In today’s world where a lot of computers, mobile devices or web services share data or act like hubs, syncing gets more important. As we all know solutions that sync aren’t the most comfortable ones and it’s best not to sync at all.
I’m still curious how you would implement a syncing solution to sync between multiple entities. There are already a lot of different approaches, like comparing a changed date field or a hash and using the most recent data or letting the user chose what he wants to use in a case of a conflict. Another approach is to try to automatically merge conflicted data (which in my opinion isn’t so clever, because a machine can’t guess what the user meant).
Anyway, here are a couple of questions related to sync that we should answer before starting to implement syncing:
- What is the most recent data? How do I want to represent it?
- What do I do in case of a conflict? Merge? Do I prompt and ask the user what to do?
- What do I do when I get into an inconsistent state (e.g. a disconnect due to a flakey mobile network connection)?
- What do I have to do when I don’t want to get into an inconsistent state?
- How do I resume a current sync that got interrupted?
- How do I handle data storage (e.g. MySQL database on a web service, Core Data on an iPhone; and how do I merge/sync the data without a lot of glue code)?

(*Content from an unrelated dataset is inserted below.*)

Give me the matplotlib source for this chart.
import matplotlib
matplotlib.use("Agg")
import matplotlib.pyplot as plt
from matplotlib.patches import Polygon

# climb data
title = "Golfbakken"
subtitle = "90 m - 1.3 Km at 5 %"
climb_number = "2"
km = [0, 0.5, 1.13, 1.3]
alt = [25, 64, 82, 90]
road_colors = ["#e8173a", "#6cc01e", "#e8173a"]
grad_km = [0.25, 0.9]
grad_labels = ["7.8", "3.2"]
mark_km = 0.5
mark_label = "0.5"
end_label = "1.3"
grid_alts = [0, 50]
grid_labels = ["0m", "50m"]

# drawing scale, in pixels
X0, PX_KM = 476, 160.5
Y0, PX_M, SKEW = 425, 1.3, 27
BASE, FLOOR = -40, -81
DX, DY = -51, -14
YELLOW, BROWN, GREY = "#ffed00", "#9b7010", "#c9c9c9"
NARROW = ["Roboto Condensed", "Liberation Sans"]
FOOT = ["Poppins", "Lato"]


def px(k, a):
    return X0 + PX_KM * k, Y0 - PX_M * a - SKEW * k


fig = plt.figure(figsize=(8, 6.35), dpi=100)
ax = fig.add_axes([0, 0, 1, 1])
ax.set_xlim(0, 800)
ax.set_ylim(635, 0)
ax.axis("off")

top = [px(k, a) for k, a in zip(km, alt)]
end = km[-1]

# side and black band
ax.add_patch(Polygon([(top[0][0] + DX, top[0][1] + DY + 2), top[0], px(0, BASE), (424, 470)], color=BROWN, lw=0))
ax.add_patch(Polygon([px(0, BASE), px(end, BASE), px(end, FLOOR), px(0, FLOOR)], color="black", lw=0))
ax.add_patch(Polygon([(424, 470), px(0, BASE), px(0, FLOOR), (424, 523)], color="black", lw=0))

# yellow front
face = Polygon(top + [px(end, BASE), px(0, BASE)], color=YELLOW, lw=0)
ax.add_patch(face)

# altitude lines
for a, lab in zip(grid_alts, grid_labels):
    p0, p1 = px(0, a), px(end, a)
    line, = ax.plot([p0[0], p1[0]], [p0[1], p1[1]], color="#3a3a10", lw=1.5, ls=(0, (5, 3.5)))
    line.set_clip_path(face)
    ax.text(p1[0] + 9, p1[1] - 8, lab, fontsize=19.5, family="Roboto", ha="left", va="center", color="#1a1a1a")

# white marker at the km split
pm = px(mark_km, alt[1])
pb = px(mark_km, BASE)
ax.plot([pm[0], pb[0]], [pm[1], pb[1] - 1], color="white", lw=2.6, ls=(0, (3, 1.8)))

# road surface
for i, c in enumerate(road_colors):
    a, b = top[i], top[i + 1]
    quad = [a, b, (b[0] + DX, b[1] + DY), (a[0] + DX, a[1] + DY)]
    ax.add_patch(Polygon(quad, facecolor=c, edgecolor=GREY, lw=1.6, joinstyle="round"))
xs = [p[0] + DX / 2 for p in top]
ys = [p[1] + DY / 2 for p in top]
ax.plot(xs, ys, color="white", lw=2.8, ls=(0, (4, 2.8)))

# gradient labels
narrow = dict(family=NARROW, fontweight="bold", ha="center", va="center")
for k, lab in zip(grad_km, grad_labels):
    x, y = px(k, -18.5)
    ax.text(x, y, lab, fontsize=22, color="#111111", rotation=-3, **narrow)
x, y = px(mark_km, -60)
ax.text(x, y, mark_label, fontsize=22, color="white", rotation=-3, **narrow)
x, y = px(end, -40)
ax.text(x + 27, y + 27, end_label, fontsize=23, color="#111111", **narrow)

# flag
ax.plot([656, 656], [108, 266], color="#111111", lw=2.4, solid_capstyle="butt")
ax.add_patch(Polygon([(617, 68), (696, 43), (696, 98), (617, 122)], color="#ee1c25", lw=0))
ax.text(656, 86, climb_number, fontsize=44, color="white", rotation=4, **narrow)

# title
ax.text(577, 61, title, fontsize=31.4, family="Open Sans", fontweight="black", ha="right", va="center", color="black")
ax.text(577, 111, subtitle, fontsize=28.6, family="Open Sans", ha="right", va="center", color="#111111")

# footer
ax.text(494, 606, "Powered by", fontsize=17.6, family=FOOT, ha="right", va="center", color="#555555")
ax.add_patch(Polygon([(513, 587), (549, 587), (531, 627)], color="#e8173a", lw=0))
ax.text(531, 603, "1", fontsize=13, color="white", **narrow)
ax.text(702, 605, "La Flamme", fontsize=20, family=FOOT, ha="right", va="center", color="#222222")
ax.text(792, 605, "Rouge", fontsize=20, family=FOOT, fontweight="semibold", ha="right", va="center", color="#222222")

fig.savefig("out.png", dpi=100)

- How should I handle edits from the user that happen during the sync (which runs in the background, so the UI isn’t blocked)?
- How and in which direction do I propagate changes (e.g. a user creates a „Foo“ entry on his computer and doesn’t sync; then he’s on the go and creates another „Foo“ entry; what happens when he tries to sync both devices)? Will the user have two „Foo“ entries with different unique IDs? Will the user have only one entry, but which one?

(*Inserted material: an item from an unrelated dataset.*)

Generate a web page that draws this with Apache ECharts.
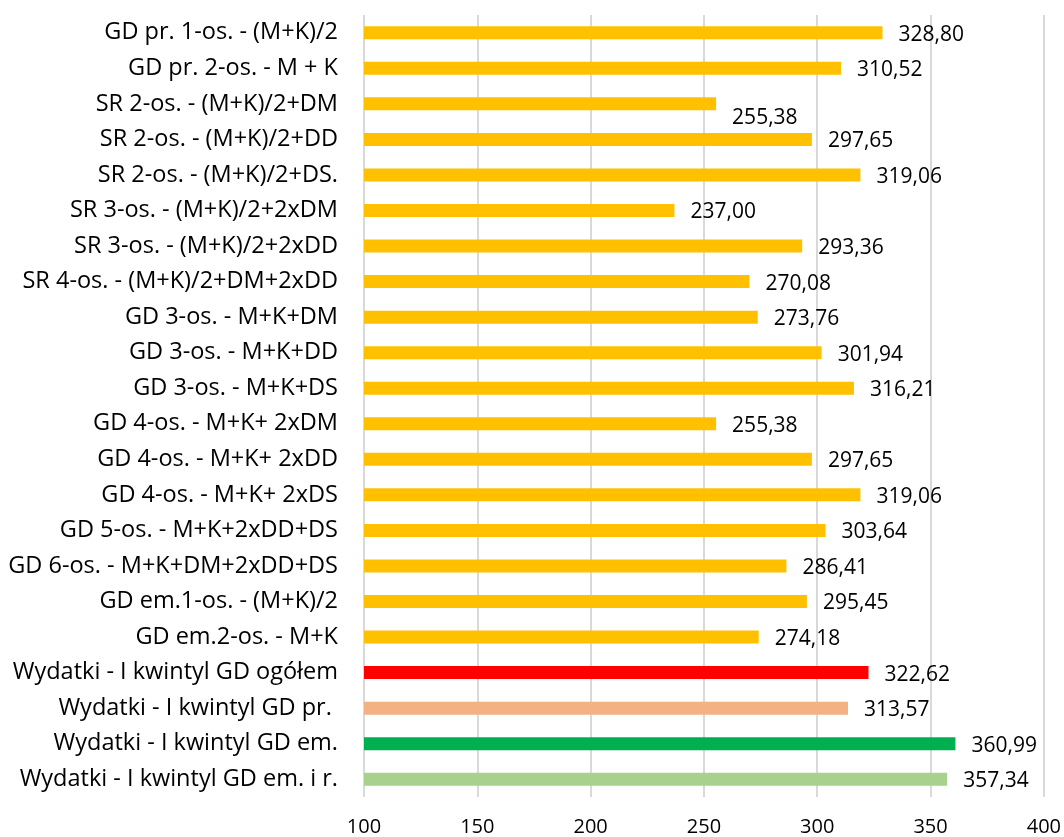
<!DOCTYPE html>
<html>
<head>
<meta charset="utf-8">
<script src="https://cdn.jsdelivr.net/npm/echarts@6/dist/echarts.min.js"></script>
<style>
html,body{margin:0;padding:0;background:#fff;}
#chart{width:1064px;height:837px;}
</style>
</head>
<body>
<div id="chart"></div>
<script>
const categories = [
  "GD pr. 1-os. - (M+K)/2",
  "GD pr. 2-os. - M + K",
  "SR 2-os. - (M+K)/2+DM",
  "SR 2-os. - (M+K)/2+DD",
  "SR 2-os. - (M+K)/2+DS.",
  "SR 3-os. - (M+K)/2+2xDM",
  "SR 3-os. - (M+K)/2+2xDD",
  "SR 4-os. - (M+K)/2+DM+2xDD",
  "GD 3-os. - M+K+DM",
  "GD 3-os. - M+K+DD",
  "GD 3-os. - M+K+DS",
  "GD 4-os. - M+K+ 2xDM",
  "GD 4-os. - M+K+ 2xDD",
  "GD 4-os. - M+K+ 2xDS",
  "GD 5-os. - M+K+2xDD+DS",
  "GD 6-os. - M+K+DM+2xDD+DS",
  "GD em.1-os. - (M+K)/2",
  "GD em.2-os. - M+K",
  "Wydatki - I kwintyl GD ogółem",
  "Wydatki - I kwintyl GD pr. ",
  "Wydatki - I kwintyl GD em.",
  "Wydatki - I kwintyl GD em. i r."
];
const values = [
  328.80, 310.52, 255.38, 297.65, 319.06, 237.00, 293.36, 270.08,
  273.76, 301.94, 316.21, 255.38, 297.65, 319.06, 303.64, 286.41,
  295.45, 274.18, 322.62, 313.57, 360.99, 357.34
];
const xTicks = { min: 100, max: 400, interval: 50 };

const YELLOW = '#FFC000';
const specialColors = { 18: '#FF0000', 19: '#F4B183', 20: '#00B050', 21: '#A9D18E' };
const labelShift = { 2: 14 };

const seriesData = values.map((v, i) => {
  const item = { value: v, itemStyle: { color: specialColors[i] || YELLOW } };
  item.label = { offset: [0, labelShift[i] !== undefined ? labelShift[i] : 2] };
  return item;
});

const FONT = "'Open Sans'";
const chart = echarts.init(document.getElementById('chart'), null, { renderer: 'canvas' });
chart.setOption({
  animation: false,
  backgroundColor: '#fff',
  textStyle: { fontFamily: FONT },
  grid: { left: 364, right: 20, top: 15, bottom: 39, containLabel: false },
  xAxis: {
    type: 'value',
    min: xTicks.min, max: xTicks.max, interval: xTicks.interval,
    axisLine: { show: false },
    axisTick: { show: false },
    splitLine: { show: true, lineStyle: { color: '#d9d9d9', width: 2 } },
    axisLabel: { fontFamily: FONT, fontSize: 20, color: '#000', margin: 20 }
  },
  yAxis: {
    type: 'category',
    data: categories,
    inverse: true,
    axisLine: { show: false },
    axisTick: { show: false },
    axisLabel: { fontFamily: FONT, fontSize: 23.5, color: '#000', margin: 26 }
  },
  series: [{
    type: 'bar',
    data: seriesData,
    barWidth: 13,
    label: {
      show: true,
      position: 'right',
      distance: 16,
      fontFamily: FONT,
      fontSize: 21,
      color: '#000',
      formatter: p => p.value.toFixed(2).replace('.', ',')
    }
  }]
});
</script>
</body>
</html>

- How should I handle sync when I have hierarchical data? Top-down? Bottom-up? Do I treat every entry atomically or do I only look at a supernode? How big is the trade-off between oversimplifying things and investing too much time into the implementation?
- …
There are a lot of other questions and I hope that I could inspire you enough. Syncing is a fairly general problem. Once a good, versatile syncing approach is found, it should be easier to apply it to a concrete application, rather than start thinking from scratch. I realize that there are already a lot of applications that try to solve (or successfully solve) syncing, but they are already fairly specific and don’t give enough answers to syncing approaches in general.